Shannon-Fano Coding Calculator

Calculator Inputs

Enter symbols with matching frequencies or probabilities. The tool sorts items by descending probability, builds a Shannon-Fano codebook, and evaluates coding quality.

Input Mode

Use frequencies for counts or probabilities for pre-normalized weights.

Message Parsing

Token mode works best for words, labels, and grouped symbols.

Normalize values to probabilities automatically

Recommended for raw counts and non-normalized probability lists.

Symbols

Separate symbols using commas, semicolons, or line breaks.

Frequencies or Probabilities

Use positive numeric values matching the symbol count exactly.

Message to Encode

Optional. In token mode, separate symbols with commas or line breaks.

Example Data Table

This sample shows weighted symbols commonly used to demonstrate code construction and average-length calculations.

Symbol	Frequency	Probability	Typical Outcome
A	30	0.3000	Shortest code due to highest weight
B	25	0.2500	Short code with low contribution penalty
C	15	0.1500	Mid-length code
D	12	0.1200	Mid-length code
E	10	0.1000	Longer code
F	8	0.0800	Longer code due to lower weight

Formula Used

Shannon-Fano coding sorts symbols in descending probability order, then repeatedly splits the list into two groups with nearly equal probability mass. The left group receives a 0, and the right group receives a 1. Repeating that partition builds each prefix code.

Probability: p(x) = w(x) / Σw when normalization is enabled.
Self-information: I(x) = -log₂(p(x))
Entropy: H = -Σ p(x) log₂(p(x))
Average code length: L = Σ p(x) l(x)
Efficiency: η = H / L × 100%
Redundancy: 1 - H/L or 100% - efficiency
Kraft sum: Σ 2^-l(x), useful for prefix-code checking.

The message section multiplies each observed symbol by its assigned code length, then compares the total bits against a fixed-length code using ceil(log₂ n) bits per symbol.

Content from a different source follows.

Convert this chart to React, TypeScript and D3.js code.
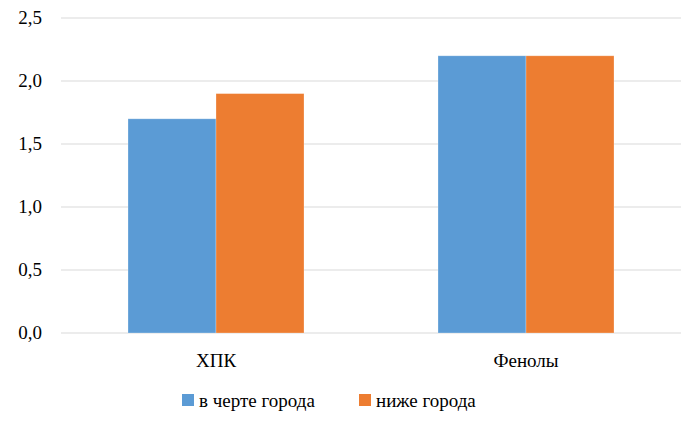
import React from "react";
import * as d3 from "d3";

const categories = ["ХПК", "Фенолы"];
const seriesNames = ["в черте города", "ниже города"];
const seriesColors = ["#5B9BD5", "#ED7D31"];
const inCity = [1.7, 2.2];
const belowCity = [1.9, 2.2];
const yTicks = [0, 0.5, 1.0, 1.5, 2.0, 2.5];

const W = 681;
const H = 423;
const FONT = "Liberation Serif";
const FS = 19;

export default function App() {
  const left = 61;
  const x0 = d3.scaleBand<string>().domain(categories).range([left, W]);
  const innerPad = 67;
  const x1 = d3
    .scaleBand<number>()
    .domain([0, 1])
    .range([innerPad, x0.bandwidth() - innerPad]);
  const y = d3.scaleLinear().domain([0, 2.5]).range([333, 18]);
  const fmt = (v: number) => v.toFixed(1).replace(".", ",");
  const values = [inCity, belowCity];
  const ts: React.CSSProperties = { fontFamily: FONT, fontSize: FS + "px" };

  return (
    <div style={{ position: "absolute", left: 0, top: 0, width: W, height: H, fontFamily: FONT }}>
      <svg width={W} height={H} style={{ display: "block", fontFamily: FONT }}>
        <style>{`text { font-family: "Liberation Serif", serif; font-size: 19px; }`}</style>
        <rect x={0} y={0} width={W} height={H} fill="#ffffff" />
        {yTicks.map((t) => (
          <line
            key={"g" + t}
            x1={left}
            x2={W}
            y1={y(t)}
            y2={y(t)}
            stroke="#d9d9d9"
            strokeWidth={1}
          />
        ))}
        {yTicks.map((t) => (
          <text key={"t" + t} x={42} y={y(t) + 6} textAnchor="end" style={ts} fill="#000">
            {fmt(t)}
          </text>
        ))}
        {categories.map((c, ci) =>
          values.map((vals, si) => (
            <rect
              key={c + si}
              x={(x0(c) as number) + (x1(si) as number)}
              y={y(vals[ci])}
              width={x1.bandwidth()}
              height={y(0) - y(vals[ci])}
              fill={seriesColors[si]}
              stroke="#fff"
              strokeOpacity={0.35}
              strokeWidth={0.75}
            />
          ))
        )}
        {categories.map((c) => (
          <text
            key={"c" + c}
            x={(x0(c) as number) + x0.bandwidth() / 2}
            y={367}
            textAnchor="middle"
            style={ts}
            fill="#000"
          >
            {c}
          </text>
        ))}
        {seriesNames.map((n, i) => {
          const lx = i === 0 ? 182 : 359;
          return (
            <g key={n}>
              <rect x={lx} y={394} width={12} height={12} fill={seriesColors[i]} />
              <text x={lx + 17} y={407} style={ts} fill="#000">
                {n}
              </text>
            </g>
          );
        })}
      </svg>
    </div>
  );
}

How to Use This Calculator

Choose whether the numeric list represents frequencies or probabilities.
Enter one unique symbol for each numeric value.
Enable normalization when values do not already sum to one.
Optionally enter a message to test real encoded length.
Click Calculate Coding Metrics to generate the codebook.
Review entropy, average length, efficiency, redundancy, and the code table.
Use the export buttons to save CSV or PDF copies.

Frequently Asked Questions

1. What does Shannon-Fano coding do?

It builds variable-length prefix codes from symbol probabilities. Higher-probability symbols receive shorter codes, which reduces average bit usage compared with equal-length coding when the distribution is uneven.

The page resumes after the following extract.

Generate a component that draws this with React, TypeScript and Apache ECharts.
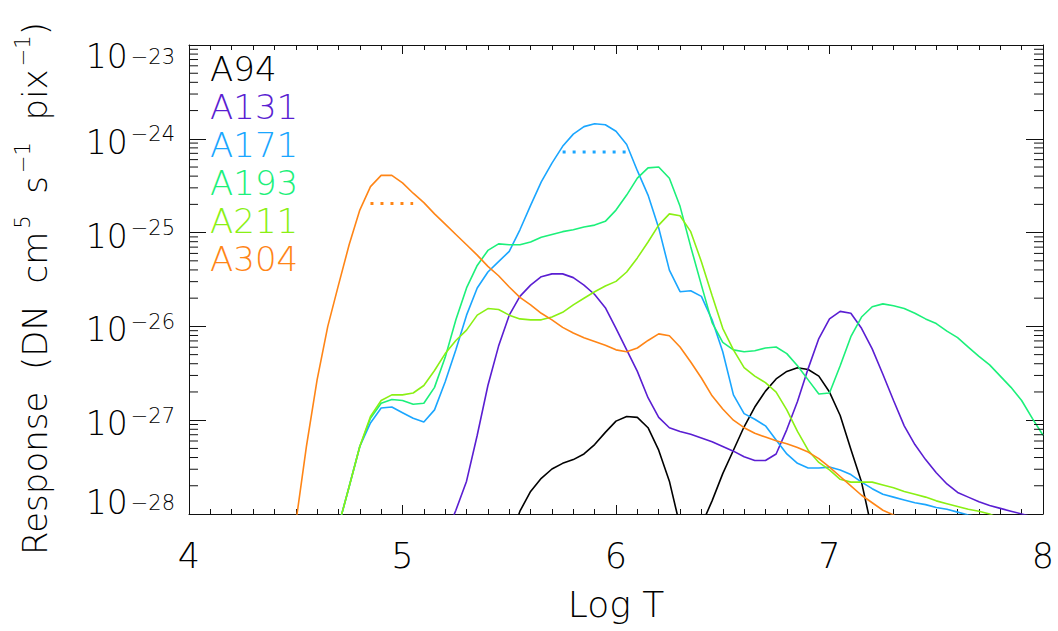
import React, { useEffect, useRef } from "react";
import * as echarts from "echarts";

// Log T grid (x values)
const LOG_T = [
  4.50, 4.55, 4.60, 4.65, 4.70, 4.75, 4.80, 4.85, 4.90, 4.95,
  5.00, 5.05, 5.10, 5.15, 5.20, 5.25, 5.30, 5.35, 5.40, 5.45,
  5.50, 5.55, 5.60, 5.65, 5.70, 5.75, 5.80, 5.85, 5.90, 5.95,
  6.00, 6.05, 6.10, 6.15, 6.20, 6.25, 6.30, 6.35, 6.40, 6.45,
  6.50, 6.55, 6.60, 6.65, 6.70, 6.75, 6.80, 6.85, 6.90, 6.95,
  7.00, 7.05, 7.10, 7.15, 7.20, 7.25, 7.30, 7.35, 7.40, 7.45,
  7.50, 7.55, 7.60, 7.65, 7.70, 7.75, 7.80, 7.85, 7.90, 7.95,
  8.00,
];

// log10 of response (DN cm^5 s^-1 pix^-1), aligned with LOG_T
const A94 = [
  null, null, null, null, null, null, null, null, null, null,
  null, null, null, null, null, null, null, null, null, null,
  -28.30, -27.97, -27.76, -27.62, -27.52, -27.46, -27.42, -27.36, -27.26, -27.13,
  -27.01, -26.96, -26.97, -27.08, -27.32, -27.65, -28.13, -28.60, -28.12, -27.86,
  -27.57, -27.32, -27.07, -26.86, -26.69, -26.56, -26.48, -26.44, -26.46, -26.53,
  -26.70, -26.95, -27.31, -27.66, -28.18, null, null, null, null, null,
  null, null, null, null, null, null, null, null, null, null,
  null,
];
const A131 = [
  null, null, null, null, null, null, null, null, null, null,
  null, null, null, null, -28.24, -27.96, -27.65, -27.16, -26.63, -26.21,
  -25.88, -25.68, -25.56, -25.47, -25.44, -25.44, -25.48, -25.56, -25.66, -25.80,
  -26.02, -26.25, -26.48, -26.76, -26.97, -27.08, -27.12, -27.15, -27.19, -27.23,
  -27.28, -27.33, -27.39, -27.43, -27.43, -27.36, -27.10, -26.80, -26.45, -26.13,
  -25.92, -25.84, -25.86, -26.02, -26.24, -26.51, -26.79, -27.06, -27.26, -27.42,
  -27.56, -27.68, -27.77, -27.82, -27.87, -27.91, -27.94, -27.97, -28.00, -28.03,
  null,
];
const A171 = [
  null, null, null, null, -28.13, -27.71, -27.28, -27.03, -26.87, -26.86,
  -26.92, -26.98, -27.02, -26.89, -26.59, -26.25, -25.88, -25.59, -25.42, -25.31,
  -25.20, -24.97, -24.71, -24.46, -24.26, -24.08, -23.95, -23.87, -23.84, -23.85,
  -23.92, -24.06, -24.34, -24.60, -24.95, -25.40, -25.63, -25.62, -25.68, -25.93,
  -26.27, -26.73, -26.93, -26.99, -27.06, -27.21, -27.36, -27.46, -27.51, -27.51,
  -27.50, -27.53, -27.58, -27.66, -27.73, -27.79, -27.82, -27.85, -27.88, -27.90,
  -27.93, -27.95, -27.98, -28.01, -28.03, null, null, null, null, null,
  null,
];
const A193 = [
  null, null, null, null, -28.13, -27.71, -27.28, -26.98, -26.82, -26.78,
  -26.79, -26.83, -26.82, -26.65, -26.33, -25.93, -25.59, -25.35, -25.19, -25.12,
  -25.13, -25.13, -25.10, -25.05, -25.02, -24.99, -24.97, -24.94, -24.92, -24.88,
  -24.76, -24.60, -24.42, -24.31, -24.30, -24.42, -24.72, -25.15, -25.56, -25.96,
  -26.17, -26.25, -26.27, -26.26, -26.23, -26.22, -26.29, -26.42, -26.57, -26.72,
  -26.71, -26.42, -26.11, -25.90, -25.79, -25.76, -25.78, -25.81, -25.86, -25.92,
  -25.97, -26.05, -26.12, -26.22, -26.32, -26.41, -26.53, -26.65, -26.79, -26.98,
  -27.16,
];
const A211 = [
  null, null, null, null, -28.13, -27.71, -27.28, -26.96, -26.79, -26.73,
  -26.73, -26.71, -26.63, -26.47, -26.29, -26.15, -26.04, -25.88, -25.81, -25.82,
  -25.88, -25.92, -25.93, -25.93, -25.90, -25.85, -25.77, -25.70, -25.63, -25.57,
  -25.52, -25.42, -25.27, -25.10, -24.92, -24.80, -24.82, -24.99, -25.31, -25.67,
  -26.02, -26.25, -26.44, -26.53, -26.60, -26.70, -26.89, -27.12, -27.32, -27.45,
  -27.53, -27.63, -27.66, -27.66, -27.66, -27.69, -27.72, -27.76, -27.79, -27.82,
  -27.86, -27.89, -27.92, -27.95, -27.97, -28.00, -28.05, null, null, null,
  null,
];
const A304 = [
  -28.10, -27.28, -26.57, -26.00, -25.56, -25.13, -24.76, -24.51, -24.39, -24.39,
  -24.47, -24.58, -24.68, -24.80, -24.91, -25.02, -25.13, -25.24, -25.36, -25.46,
  -25.58, -25.69, -25.77, -25.86, -25.93, -26.01, -26.07, -26.12, -26.16, -26.20,
  -26.25, -26.27, -26.23, -26.15, -26.08, -26.10, -26.22, -26.38, -26.55, -26.74,
  -26.88, -27.00, -27.08, -27.14, -27.18, -27.22, -27.25, -27.29, -27.34, -27.41,
  -27.50, -27.60, -27.70, -27.80, -27.88, -27.96, -28.01, -28.08, null, null,
  null, null, null, null, null, null, null, null, null, null,
  null,
];

// half-maximum markers (dotted)
const HALF_LOGT_304 = [4.85, 5.05];
const HALF_LEVEL_304 = -24.69;
const HALF_LOGT_171 = [5.75, 6.05];
const HALF_LEVEL_171 = -24.14;

const CHANNELS = ["A94", "A131", "A171", "A193", "A211", "A304"];
const VALUES = [A94, A131, A171, A193, A211, A304];
const COLORS = ["#000000", "#5a1ed2", "#1aa6ff", "#1cf07a", "#8af014", "#ff8516"];

const X_TICKS = [4, 5, 6, 7, 8];
const Y_DECADES = [-28, -27, -26, -25, -24, -23];
const MINOR_MULTIPLIERS = [2, 3, 4, 5, 6, 7, 8, 9];

const FONT = '"DejaVu Sans", Roboto, sans-serif';
const FW = 200;
const AXIS_COLOR = "#111";

const GRID = { left: 189, right: 15, top: 45, bottom: 117 };
const CHART_W = 1058;
const CHART_H = 631;
const MINOR_TICK_PX = 9;

export default function App() {
  const ref = useRef<HTMLDivElement>(null);

  useEffect(() => {
    if (!ref.current) return;
    const chart = echarts.init(ref.current, null, { renderer: "svg" });

    const minorY: number[] = [];
    for (let d = 0; d < Y_DECADES.length - 1; d++) {
      for (const k of MINOR_MULTIPLIERS) minorY.push(Y_DECADES[d] + Math.log10(k));
    }

    const yMin = Y_DECADES[0];
    const yMax = Y_DECADES[Y_DECADES.length - 1];
    const xMin = X_TICKS[0];
    const xMax = X_TICKS[X_TICKS.length - 1];
    // minor tick length expressed in x-axis units
    const gridW = CHART_W - GRID.left - GRID.right;
    const tickDx = ((xMax - xMin) * MINOR_TICK_PX) / gridW;

    const labelRich: any = {};
    const mk = (key: string, pad: number[]) => {
      labelRich["b" + key] = {
        fontSize: 33, lineHeight: 44, fontFamily: FONT, fontWeight: FW, color: "#000",
        padding: pad,
      };
      labelRich["s" + key] = {
        fontSize: 21, lineHeight: 21, fontFamily: FONT, fontWeight: FW, color: "#000",
        verticalAlign: "top", padding: [pad[0], 0, pad[2], 3],
      };
    };
    mk("N", [7, 0, 0, 0]);
    mk("T", [23, 0, 0, 0]);
    mk("B", [0, 0, 24, 0]);

    const yLine = { show: true, onZero: false, lineStyle: { color: AXIS_COLOR, width: 1 } };
    const xBase = {
      type: "value", min: xMin, max: xMax, interval: 1,
      splitLine: { show: false },
      axisLine: { show: true, onZero: false, lineStyle: { color: AXIS_COLOR, width: 1 } },
      axisTick: { show: true, inside: true, length: 9, lineStyle: { color: AXIS_COLOR } },
      minorTick: { show: true, splitNumber: 10, length: 5, lineStyle: { color: AXIS_COLOR } },
    };

    const series: any[] = CHANNELS.map((name, idx) => ({
      name,
      type: "line",
      xAxisIndex: 0,
      yAxisIndex: 0,
      showSymbol: false,
      symbol: "none",
      clip: true,
      color: COLORS[idx],
      lineStyle: { color: COLORS[idx], width: 1.6 },
      data: LOG_T.map((t, i) => [t, VALUES[idx][i]]).filter((p) => p[1] !== null),
      z: 2 + idx,
    }));
    series.push({
      name: "A304 half max",
      type: "line",
      showSymbol: false,
      symbol: "none",
      lineStyle: { color: COLORS[5], width: 3, type: [3, 7] },
      data: HALF_LOGT_304.map((t) => [t, HALF_LEVEL_304]),
      z: 10,
    });
    series.push({
      name: "A171 half max",
      type: "line",
      showSymbol: false,
      symbol: "none",
      lineStyle: { color: COLORS[2], width: 3, type: [3, 7] },
      data: HALF_LOGT_171.map((t) => [t, HALF_LEVEL_171]),
      z: 10,
    });

    // minor (logarithmic) ticks on the left and right y axes, as broken line segments
    const leftTicks: any[] = [];
    const rightTicks: any[] = [];
    minorY.forEach((v) => {
      leftTicks.push([xMin, v], [xMin + tickDx, v], [xMin + tickDx, null]);
      rightTicks.push([xMax - tickDx, v], [xMax, v], [xMax, null]);
    });
    [leftTicks, rightTicks].forEach((d, i) => {
      series.push({
        name: i === 0 ? "minor ticks left" : "minor ticks right",
        type: "line",
        silent: true,
        showSymbol: false,
        symbol: "none",
        connectNulls: false,
        clip: false,
        lineStyle: { color: AXIS_COLOR, width: 1 },
        data: d,
        z: 20,
      });
    });

    const option: any = {
      animation: false,
      backgroundColor: "#fff",
      grid: { ...GRID, containLabel: false },
      legend: {
        orient: "vertical",
        left: 205,
        top: 50,
        padding: 0,
        itemGap: 0,
        itemWidth: 0,
        itemHeight: 38,
        icon: "none",
        selectedMode: false,
        textStyle: { fontSize: 34, fontFamily: FONT, fontWeight: FW, lineHeight: 38 },
        data: CHANNELS.map((name, idx) => ({ name, textStyle: { color: COLORS[idx] } })),
      },
      xAxis: [
        {
          ...xBase,
          position: "bottom",
          name: "Log T",
          nameLocation: "middle",
          nameGap: 72,
          nameTextStyle: { fontSize: 36, fontFamily: FONT, fontWeight: FW, color: "#000" },
          axisLabel: { show: true, margin: 24, fontSize: 35, fontFamily: FONT, fontWeight: FW, color: "#000" },
        },
        { ...xBase, position: "top", axisLabel: { show: false } },
      ],
      yAxis: [
        {
          type: "value", min: yMin, max: yMax, interval: 1, position: "left",
          splitLine: { show: false }, axisLine: yLine,
          axisTick: { show: true, inside: true, length: 17, lineStyle: { color: AXIS_COLOR } },
          axisLabel: {
            show: true, margin: 14,
            formatter: (v: number) => {
              const e = Math.round(v);
              const key = e === yMax ? "T" : e === yMin ? "B" : "N";
              return `{b${key}|10}{s${key}|\u2212${Math.abs(e)}}`;
            },
            rich: labelRich,
          },
          name: "{b|Response  (DN  cm}{s|5}{b|  s}{s|\u22121}{b|  pix}{s|\u22121}{b|)}",
          nameLocation: "middle",
          nameRotate: 90,
          nameGap: 131,
          nameTextStyle: {
            padding: [0, 18, 0, 0],
            rich: {
              b: { fontSize: 34, lineHeight: 46, fontFamily: FONT, fontWeight: FW, color: "#000" },
              s: { fontSize: 21, lineHeight: 21, fontFamily: FONT, fontWeight: FW, color: "#000", verticalAlign: "top", padding: [0, 0, 0, 3] },
            },
          },
        },
        {
          type: "value", min: yMin, max: yMax, interval: 1, position: "right",
          splitLine: { show: false }, axisLine: yLine,
          axisTick: { show: true, inside: true, length: 17, lineStyle: { color: AXIS_COLOR } },
          axisLabel: { show: false },
        },
      ],
      series,
    };

    chart.setOption(option);
    return () => chart.dispose();
  }, []);

  return (
    <div
      ref={ref}
      style={{ position: "absolute", left: 0, top: 0, width: CHART_W, height: CHART_H, background: "#fff" }}
    />
  );
}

2. How is Shannon-Fano different from Huffman coding?

Both use variable-length prefix codes, but Huffman coding is guaranteed optimal for minimum average length. Shannon-Fano uses recursive probability partitioning, which is simpler conceptually but can be slightly less efficient.

3. Should I enter frequencies or probabilities?

Use frequencies when you have raw counts from data. Use probabilities when your values already represent normalized likelihoods. The normalization option converts any positive weighted list into valid probabilities automatically.

4. Why must every symbol be unique?

A codebook maps one code to one source symbol. Duplicate labels create ambiguity during encoding and decoding, so unique symbols are necessary for correct results.

5. What does entropy tell me here?

Entropy measures the theoretical lower bound on average bits needed per symbol for the given distribution. It helps you judge how close the generated Shannon-Fano code comes to ideal compression.

6. What is the Kraft sum used for?

The Kraft sum checks whether code lengths satisfy a prefix-code feasibility condition. A valid binary prefix code has a Kraft sum less than or equal to one, with equality in many complete trees.

7. Why does my message show an unknown symbol warning?

That warning appears when the message includes a symbol not listed in the input set. Add the missing symbol to the table or remove it from the message before recalculating.

8. When is Shannon-Fano coding useful?

It is useful for learning source coding, testing probability-driven compression ideas, comparing code efficiency, and exploring how uneven symbol distributions affect average transmitted or stored bit length.